=== DATA SEGMENT ===
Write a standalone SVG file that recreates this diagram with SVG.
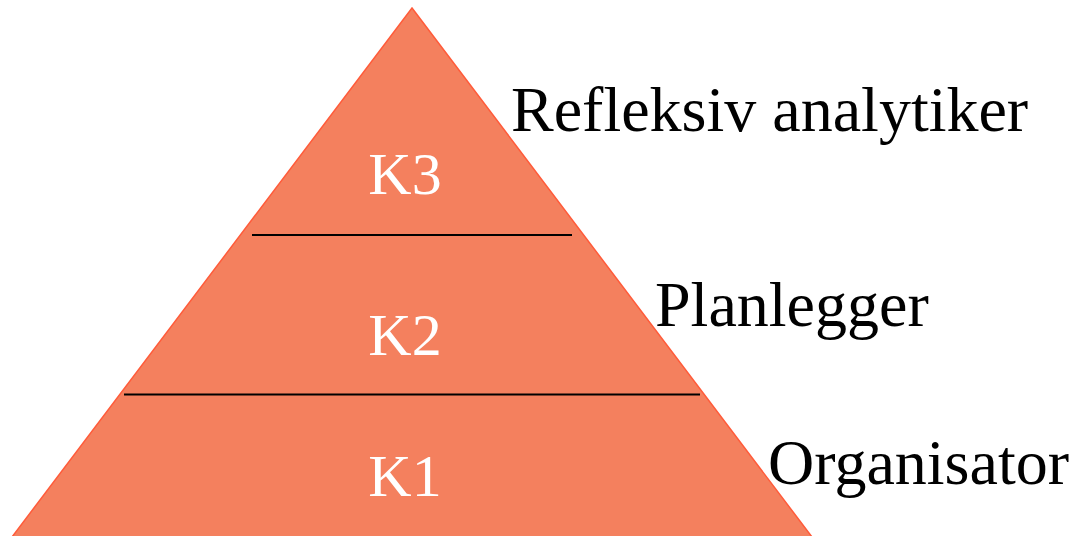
<svg xmlns="http://www.w3.org/2000/svg" width="1074" height="536" viewBox="0 0 1074 536">
<style>
.tri{fill:#F4805E;stroke:#FF5B3A;stroke-width:1.5}
.div{stroke:#000;stroke-width:2}
.k{font-family:"Liberation Serif","Times New Roman",serif;font-size:60px;fill:#fff;text-anchor:middle}
.lbl{font-family:"Liberation Serif","Times New Roman",serif;font-size:64px;fill:#000}
</style>
<rect width="1074" height="536" fill="#fff"/>
<g id="pyramid">
<polygon class="tri" points="412,8 812,537 12,537"/>
</g>
<g id="connectors">
<line class="div" x1="252" y1="235" x2="572" y2="235"/>
<line class="div" x1="124" y1="394.5" x2="700" y2="394.5"/>
</g>
<g id="k3"><text class="k" x="405" y="194">K3</text></g>
<g id="k2"><text class="k" x="405" y="355">K2</text></g>
<g id="k1"><text class="k" x="405" y="496">K1</text></g>
<g id="label-refleksiv"><text class="lbl" x="511" y="131">Refleksiv analytiker</text></g>
<g id="label-planlegger"><text class="lbl" x="655" y="326">Planlegger</text></g>
<g id="label-organisator"><text class="lbl" x="768" y="484">Organisator</text></g>
</svg>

=== TASK GOAL ===
Make an exact copy of the data, leaving its pictures out.

=== SOLUTION FOR THIS EXERCISE ===
Write a standalone SVG file that recreates this diagram with SVG.
<svg xmlns="http://www.w3.org/2000/svg" width="1074" height="536" viewBox="0 0 1074 536">
<style>
.tri{fill:#F4805E;stroke:#FF5B3A;stroke-width:1.5}
.div{stroke:#000;stroke-width:2}
.k{font-family:"Liberation Serif","Times New Roman",serif;font-size:60px;fill:#fff;text-anchor:middle}
.lbl{font-family:"Liberation Serif","Times New Roman",serif;font-size:64px;fill:#000}
</style>
<rect width="1074" height="536" fill="#fff"/>
<g id="pyramid">
<polygon class="tri" points="412,8 812,537 12,537"/>
</g>
<g id="connectors">
<line class="div" x1="252" y1="235" x2="572" y2="235"/>
<line class="div" x1="124" y1="394.5" x2="700" y2="394.5"/>
</g>
<g id="k3"><text class="k" x="405" y="194">K3</text></g>
<g id="k2"><text class="k" x="405" y="355">K2</text></g>
<g id="k1"><text class="k" x="405" y="496">K1</text></g>
<g id="label-refleksiv"><text class="lbl" x="511" y="131">Refleksiv analytiker</text></g>
<g id="label-planlegger"><text class="lbl" x="655" y="326">Planlegger</text></g>
<g id="label-organisator"><text class="lbl" x="768" y="484">Organisator</text></g>
</svg>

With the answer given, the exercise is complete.